Das Buch direkt bei Amazon bestellen Doris Gercke
Bella Block: Ein Fall mit Liebe

Goldmann TB
ISBN 3-442-42725-8

Seit ein paar Monaten ist Christa Böhmer verschwunden. Ihr letztes Lebenszeichen war ein Brief an ihre Mutter, abgeschickt in einer Stadt in Vorpommern.
Bella Block verfolgt die Spur der Vermißten auf ihre Art, lernt Christas Lebensumstände kennen und ihre Vergangenheit, redet mit ihrer Familie und erfährt schließlich, was sie wissen will.
In diesem Teil der ehemaligen DDR herrscht Aufbruchstimmung; schnell und effektiv soll auf allen Gebieten westlicher Standard erreicht werden. Doch im Wettrennen um Geld und Erfolg überleben nur die Cleversten - so wie es schon in den vergangenen vierzig Jahren und während der Nazizeit war. Inzwischen ist die Hoffnung vieler Menschen, endlich ihr Glück zu machen, so groß, daß selbst kleinste Störungen nicht geduldet werden.
Als Bella diesen grausamen Mechanismus durchschaut, gerät sie selbst in die Schußlinie...

Rezension:
Im Haus von Bellas Mutter Olga leben Frauen, die Olga nicht ernst nehmen kann. Und die im Gegenzug die bekennende und kämpfende Kommunistin ihrerseits für leicht meschugge zumindest von den Zeiten überholt halten. Seit Jahrzehnten leben die Frauen inzwischen in einem Haus und doch abgegrenzt jede in ihrer Wohnung, die anderen Wohnungen als feindliches Territorium ansehend. Die Gräben zwischen den Frauen stammen noch aus einer Zeit, als es "Rote" und "Braune" in Deutschland gab.
Und ausgerechnet die Nachbarin der roten Olga ist so eine, die noch Adolf Hitlers Bild in ihrem Flur hängen hat. Und ausgerechnet die will die Adresse von Olgas Tochter Bella haben, die Privatdetektivin ist und die herausfinden soll, wo Nachbars Tochter geblieben ist.
Das macht Bella. Auch wenn weder die braune Nachbarin noch die wahrscheinlich politisch kaum anders denkende Tochter nicht unbedingt Bellas Symphatie oder zumindest Interesse erregen.
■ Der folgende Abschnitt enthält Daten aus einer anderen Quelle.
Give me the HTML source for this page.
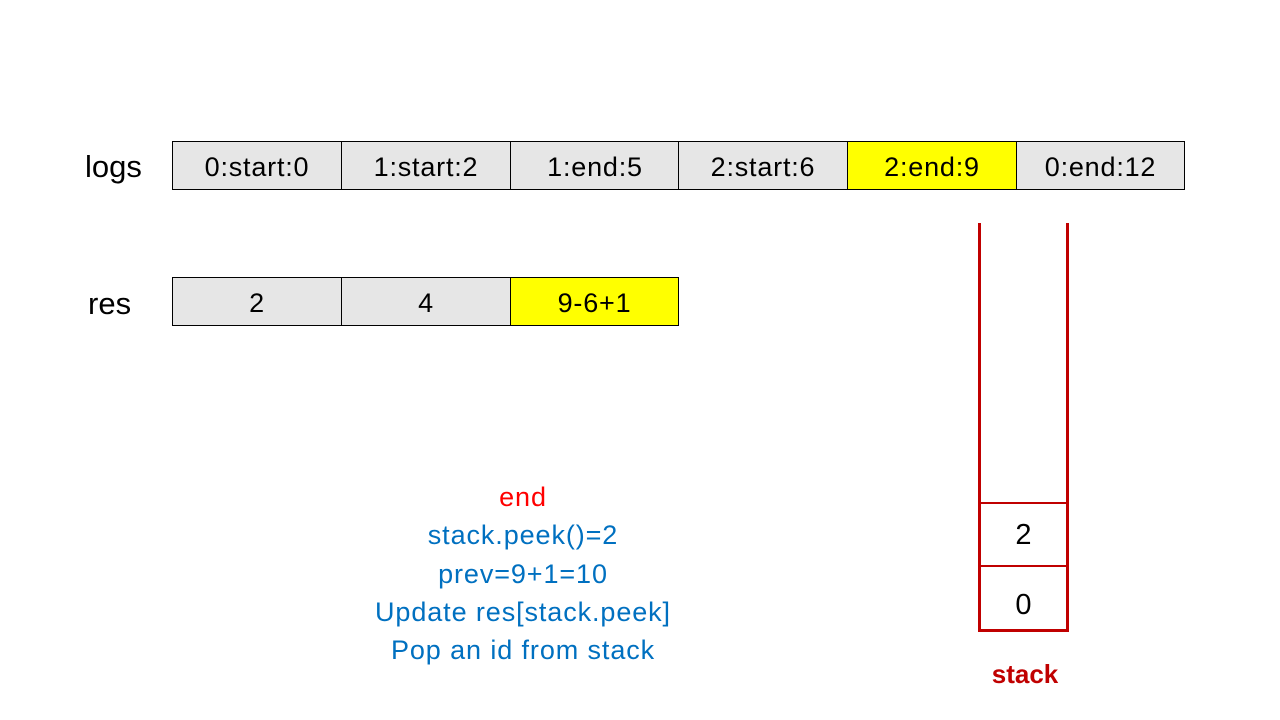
<!DOCTYPE html>
<html><head><meta charset="utf-8"><style>
body{margin:0;width:1280px;height:720px;background:#fff;position:relative;overflow:hidden;font-family:"Liberation Sans",sans-serif}
.c{position:absolute;box-sizing:border-box;border:1px solid #000;background:#e6e6e6;display:flex;align-items:center;justify-content:center;font-size:27px;letter-spacing:0.8px;color:#000;padding-top:4px}
.y{background:#ffff00}
.lbl{position:absolute;font-size:31px;color:#000}
.t{position:absolute;left:273px;width:500px;text-align:center;font-size:27px;letter-spacing:0.9px;color:#0070c0}
.v{position:absolute;background:#c00000}
</style></head><body>
<div class="lbl" style="left:85px;top:149px">logs</div>
<div class="lbl" style="left:88px;top:286px">res</div>

<div class="c" style="left:172px;top:141px;width:170px;height:49px">0:start:0</div>
<div class="c" style="left:341px;top:141px;width:170px;height:49px">1:start:2</div>
<div class="c" style="left:510px;top:141px;width:170px;height:49px">1:end:5</div>
<div class="c" style="left:678px;top:141px;width:170px;height:49px">2:start:6</div>
<div class="c y" style="left:847px;top:141px;width:170px;height:49px">2:end:9</div>
<div class="c" style="left:1016px;top:141px;width:169px;height:49px">0:end:12</div>

<div class="c" style="left:172px;top:277px;width:170px;height:49px">2</div>
<div class="c" style="left:341px;top:277px;width:170px;height:49px">4</div>
<div class="c y" style="left:510px;top:277px;width:169px;height:49px">9-6+1</div>

<div class="t" style="top:482px;color:#ff0000">end</div>
<div class="t" style="top:520px">stack.peek()=2</div>
<div class="t" style="top:559px">prev=9+1=10</div>
<div class="t" style="top:597px">Update res[stack.peek]</div>
<div class="t" style="top:635px">Pop an id from stack</div>

<div class="v" style="left:978px;top:223px;width:3px;height:409px"></div>
<div class="v" style="left:1066px;top:223px;width:3px;height:409px"></div>
<div class="v" style="left:978px;top:502px;width:91px;height:2px"></div>
<div class="v" style="left:978px;top:565px;width:91px;height:2px"></div>
<div class="v" style="left:978px;top:629px;width:91px;height:3px"></div>
<div style="position:absolute;left:981px;top:519px;width:85px;text-align:center;font-size:29px">2</div>
<div style="position:absolute;left:981px;top:589px;width:85px;text-align:center;font-size:29px">0</div>
<div style="position:absolute;left:975px;top:659px;width:100px;text-align:center;font-size:26px;font-weight:bold;color:#c00000">stack</div>
</body></html>
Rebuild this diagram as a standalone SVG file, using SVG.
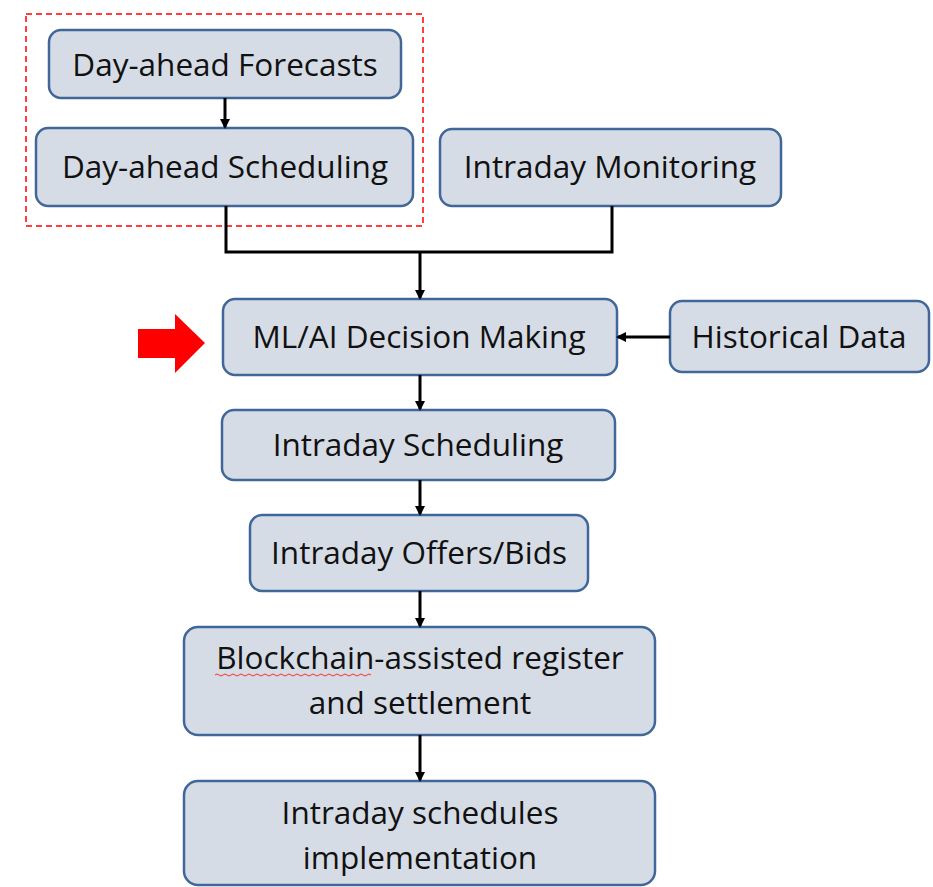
<svg xmlns="http://www.w3.org/2000/svg" width="933" height="887" viewBox="0 0 933 887">
<style>
.box{fill:#d6dce5;stroke:#41679a;stroke-width:2.5}
.t{font-family:"Open Sans","Liberation Sans",sans-serif;font-size:31.5px;fill:#111;text-anchor:middle}
.c{fill:none;stroke:#000;stroke-width:3}
</style>
<defs>
<marker id="ah" markerWidth="10" markerHeight="10" refX="8" refY="5" orient="auto" markerUnits="userSpaceOnUse">
<path d="M0,0 L10,5 L0,10 Z" fill="#000"/>
</marker>
</defs>
<rect x="26" y="14" width="397" height="212" fill="none" stroke="#ff0000" stroke-width="1.5" stroke-dasharray="6,4"/>
<g id="n1"><rect class="box" x="49" y="30" width="352" height="68" rx="12"/><text class="t" x="225" y="76">Day-ahead Forecasts</text></g>
<g id="n2"><rect class="box" x="36" y="128" width="377" height="78" rx="12"/><text class="t" x="225" y="178">Day-ahead Scheduling</text></g>
<g id="n3"><rect class="box" x="440" y="129" width="341" height="77" rx="12"/><text class="t" x="610" y="178">Intraday Monitoring</text></g>
<g id="n4"><rect class="box" x="223" y="299" width="394" height="76" rx="12"/><text class="t" x="419" y="348">ML/AI Decision Making</text></g>
<g id="n5"><rect class="box" x="670" y="301" width="259" height="71" rx="12"/><text class="t" x="799" y="348">Historical Data</text></g>
<g id="n6"><rect class="box" x="222" y="410" width="393" height="70" rx="12"/><text class="t" x="418" y="456">Intraday Scheduling</text></g>
<g id="n7"><rect class="box" x="250" y="515" width="338" height="76" rx="12"/><text class="t" x="419" y="564">Intraday Offers/Bids</text></g>
<g id="n8"><rect class="box" x="184" y="627" width="471" height="108" rx="14"/><text class="t" x="420" y="669">Blockchain-assisted register</text><text class="t" x="420" y="714">and settlement</text>
<path d="M215,675 q2,-2 4,0 t4,0 t4,0 t4,0 t4,0 t4,0 t4,0 t4,0 t4,0 t4,0 t4,0 t4,0 t4,0 t4,0 t4,0 t4,0 t4,0 t4,0 t4,0 t4,0 t4,0 t4,0 t4,0 t4,0 t4,0 t4,0 t4,0 t4,0 t4,0 t4,0 t4,0 t4,0 t4,0 t4,0 t4,0 t4,0 t4,0 t4,0 t4,0" fill="none" stroke="#ff3030" stroke-width="1"/></g>
<g id="n9"><rect class="box" x="184" y="781" width="471" height="104" rx="14"/><text class="t" x="420" y="824">Intraday schedules</text><text class="t" x="420" y="869">implementation</text></g>
<path id="redarrow" d="M138,329 L175,329 L175,314 L205,343 L175,373 L175,358 L138,358 Z" fill="#ff0000"/>
<g id="connectors">
<line class="c" x1="225" y1="98" x2="225" y2="127" marker-end="url(#ah)"/>
<path class="c" d="M226,206 V252 H612 V206"/>
<line class="c" x1="420" y1="252" x2="420" y2="298" marker-end="url(#ah)"/>
<line class="c" x1="670" y1="337" x2="618" y2="337" marker-end="url(#ah)"/>
<line class="c" x1="420" y1="375" x2="420" y2="409" marker-end="url(#ah)"/>
<line class="c" x1="420" y1="480" x2="420" y2="514" marker-end="url(#ah)"/>
<line class="c" x1="420" y1="591" x2="420" y2="626" marker-end="url(#ah)"/>
<line class="c" x1="420" y1="735" x2="420" y2="780" marker-end="url(#ah)"/>
</g>
</svg>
Sie findet es aber spannend, in einen fremden Teil Deutschlands zu kommen, in den nordöstlichen Teil eines Landes, das gerade vom größeren - westlichen - Teil übernommen worden ist.
Bella kommt in ein fremdes Land, das, so anders es ist, so naiv, so rückständig, doch eine gewisse Heimeligkeit ausstrahlt, Ruhe, Einfachheit. Es könnte ein Anfang sein, für die Menschen in diesem Land.
Aber für viele ist es eher das Ende. Bella spürt die Feindseligkeiten, Enttäuschungen, sieht großkotzige Wessis und gegenüber oben autoritätsgläubige und gegenüber unten austeilende Ossis, deren großes Weltbild erschüttert ist und die daher die Ordnung in der Familie, ihre Machtposition gegenüber der Frau, umso höher halten.
Und Bella findet Geschichten, die weit in die Vergangenheit reichen, die die Zeiten der DDR tief unten versteckt in Kellern und hintersten Winkeln von Herzen überdauert haben und die jetzt fast erschrocken hervorkommen: Gefühle etwa.
Oder sprichwörtliche Leichen im Keller, an die eigentlich niemand mehr so recht gedacht hat, und an die jetzt gerührt wird.
Diesen Fehler hatte auch die Tochter der Nachbarin gemacht, als sie in ihre alte Heimat im Osten gefahren war. Sie hat Erinnerungen geweckt und wurde dafür umgebracht. Was aber nicht verhindern konnte, dass die Wahrheit wieder ans Licht kommt. Und die hat was mit Mord zu tun. Und mit der Nazivergangenheit. Und mit Schuld. Aber wenig mit Sühne.